Darin findet sich jedoch ein musikalischer „Beweis“ für Tucholskys Aufenthalte in dem Café gegenüber der Gedächtniskirche. In einem Chanson von Willi Kollo heißt es:
Damals im Romanischen Café,
Wir saßen stundenlang bei einem Glas Tee.
Beiden gings uns damals ziemlich schlecht,
Wir lebten nur von Pump, Kurt Weill und Bertolt Brecht.
Es schrieb an seinem Marmortisch
Aus Prag der Egon Erwin Kisch
Den „Rasenden Reporter“ –
Durchs Café ging der Kortner.
Homolka spielte oben Schach
Die Mosheim blieb verzweifelt wach
Friedell saß bei dem Anton Kuh
Tucholsky setzte sich dazu.
[…]
Jürgen Schebera: Damals im Romanischen Café, Leipzig 1998, S. 63
Nicht ausgeschlossen, dass Kollo schon damals Klischees bemühte.
Gegen eine enge persönliche Verbindung von Tucholsky, Kästner und Kaléko spricht auch die Tatsache, dass die junge Dichterin nie in der Weltbühne erwähnt und lediglich einmal ein Gedicht („Kassen-Patienten“) von ihr in der Zeitschrift veröffentlicht wurde.

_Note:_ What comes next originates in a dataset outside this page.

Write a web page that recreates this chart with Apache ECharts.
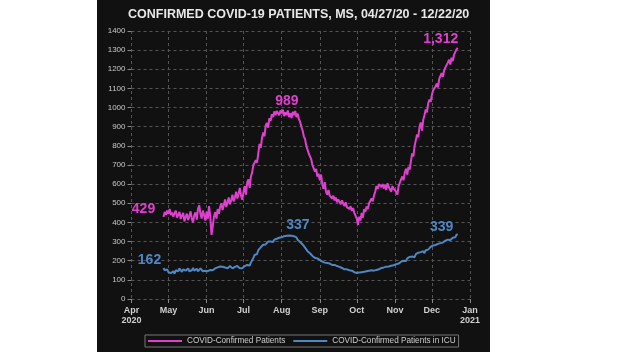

Wen es vor allem ins Romanische Café verschlug, beschrieb der Journalist Hanns-Erich Kaminski in dem Blatt:
Von Wien aus gesehen, erscheint Berlin als ein zweites New York, als die zivilisierte Wildnis des zwanzigsten Jahrhunderts, in der man ohne einen Pfennig ankommen und sich mit geballten Fäusten den Weg nach oben, zum Erfolg, zum Reichtum, bahnen kann.
Der junge Mann aus Wien begibt sich vom Anhalter Bahnhof ins Romanische Café. Dort trifft er Bekannte und gewinnt neue Freunde, bald kann er herumgehen und an zwölf Tischen guten Tag sagen. Aber bald merkt er auch, daß die Luft dort anders ist als in Wien. In Wien bedeutet das Café den Hafen, in Berlin nur den Startplatz. Im wiener Café sitzen immer dieselben Leute, im berliner wechseln sie alle paar Jahre. An der Gedächtniskirche muß man arrivieren oder man geht vor die Hunde.
Hanns-Erich Kaminski: „Der junge Mann aus Wien“, in: Die Weltbühne, 16.12.1930, S. 903f.
Gut möglich, dass Kaléko und Tucholsky sich bei einem „Personalwechsel“ verpasst haben.